Naar het oordeel van de rechtbank is voldoende aannemelijk geworden dat de lopende termijnen kunnen en zullen worden voldaan. Uit het verhandelde ter zitting is gebleken dat verzoekster de huur vanaf november 2022 heeft betaald. Verzoekster heeft daarnaast een bankafschrift overgelegd waaruit blijkt dat de huur van maart 2023 is betaald. Uit het dossier en het verhandelde ter zitting is bovendien voldoende naar voren gekomen dat verzoekster over voldoende inkomsten beschikt om de lopende huurtermijnen te betalen. Tegen deze achtergrond dient het belang van verzoekster zwaarder te wegen dan het belang van verweerster.
De rechtbank acht termen aanwezig om ter zekerheid van de belangen van verweerster in het dictum een voorwaarde op te nemen. De verzochte voorziening zal onder de in het dictum genoemde voorwaarde worden toegewezen.

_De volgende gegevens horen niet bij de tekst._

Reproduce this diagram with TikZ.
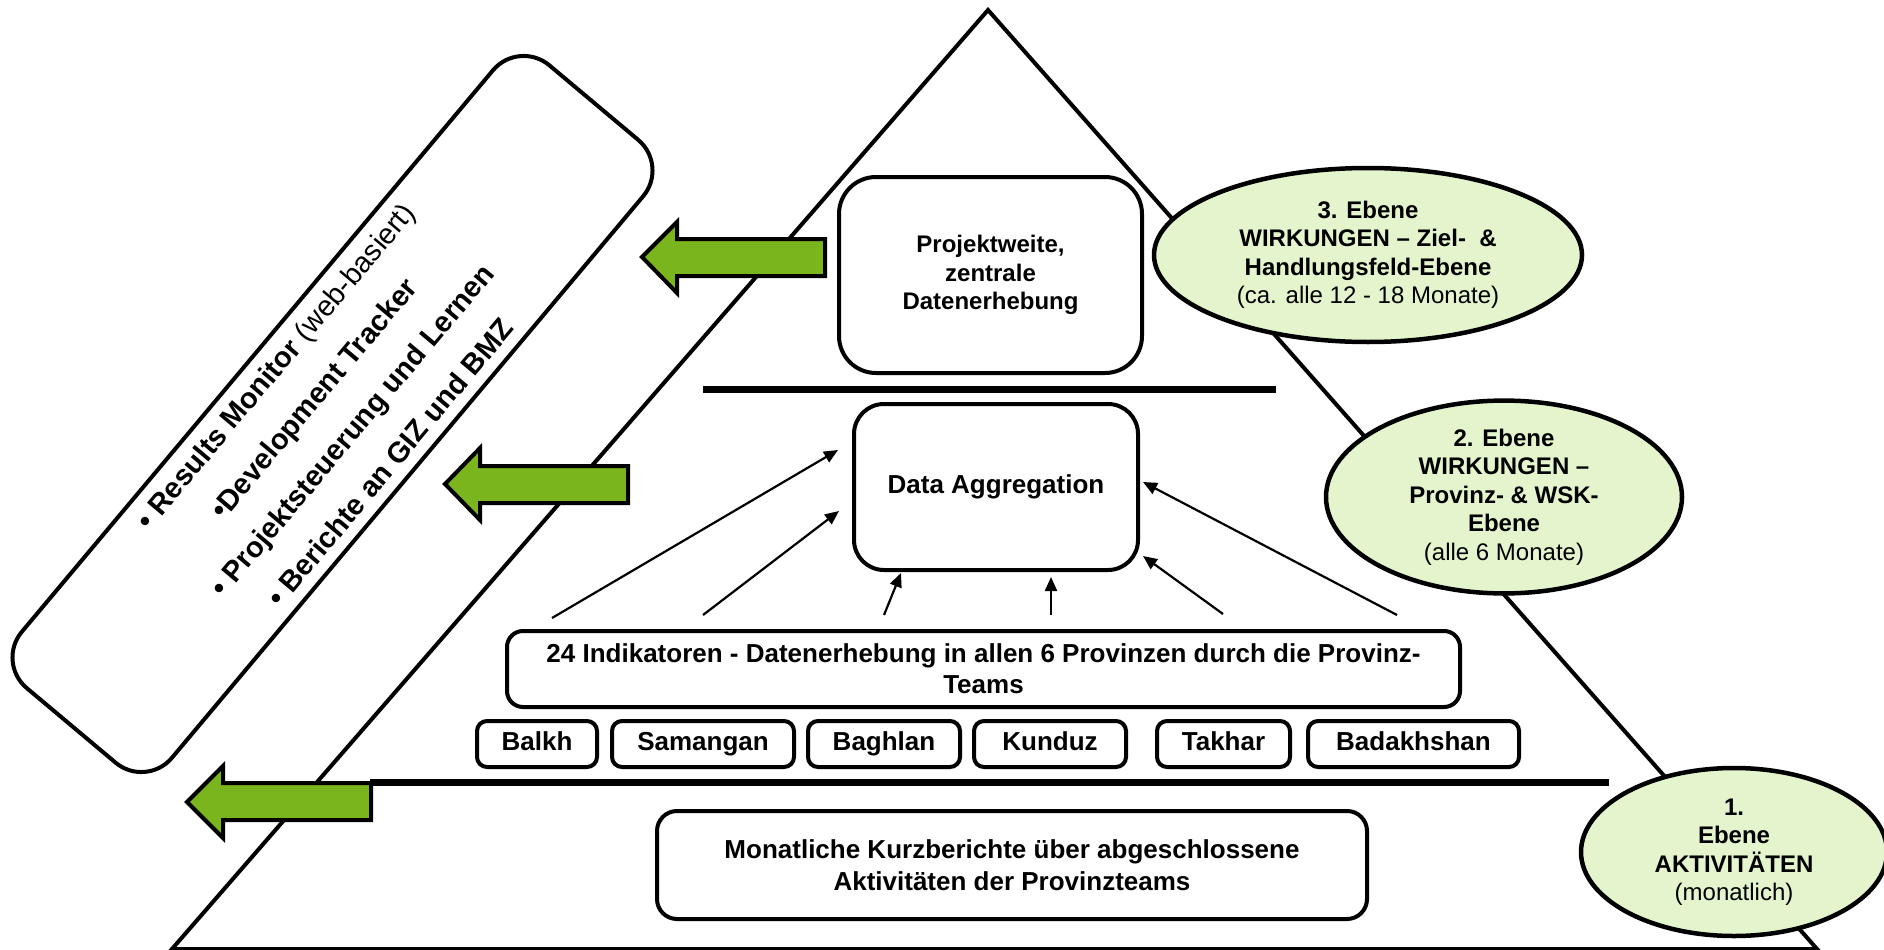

Nu het minnelijk traject naar verwachting niet op korte termijn zal zijn afgerond, zal verzoekster gelet op het bepaalde in artikel 285, eerste lid, sub f, in samenhang met artikel 287, tweede lid, Fw, ten aanzien van het verzoek tot toelating tot de schuldsaneringsregeling ex artikel 284, tweede lid, Fw, niet-ontvankelijk worden verklaard. Zo nodig kan verzoekster te zijner tijd een nieuw verzoek indienen.

5..De beslissing

De rechtbank:
- schort de tenuitvoerlegging op van het op 29 december 2022 op verzoek van verweerster uitgesproken vonnis van deze rechtbank tot ontruiming van de huurwoning van verzoekster gelegen aan de [adres] voor de duur van deze voorziening en verlengt de huurovereenkomst zoals deze tussen partijen bestaat of bestond voor de duur van deze voorziening;
- bepaalt dat de genoemde voorziening geldt voor de duur
van zes maanden;
- bepaalt dat deze voorziening slechts geldt zolang de lopende termijnen gedurende deze periode tijdig worden voldaan;
- bepaalt dat de schuldhulpverlener die namens verzoekster de buitengerechtelijke schuldregeling gaat uitvoeren, uiterlijk twee weken voor het aflopen van de getroffen voorziening verslag uitbrengt als bedoeld in artikel 287b, zesde lid, Fw;
- verklaart verzoekster niet-ontvankelijk in haar verzoek ex artikel 284, tweede lid, Fw.
Dit vonnis is gewezen door mr. C. de Jong, rechter, en in aanwezigheid van mr. T.M.M. de Laat, griffier, in het openbaar uitgesproken op 9 maart 2023.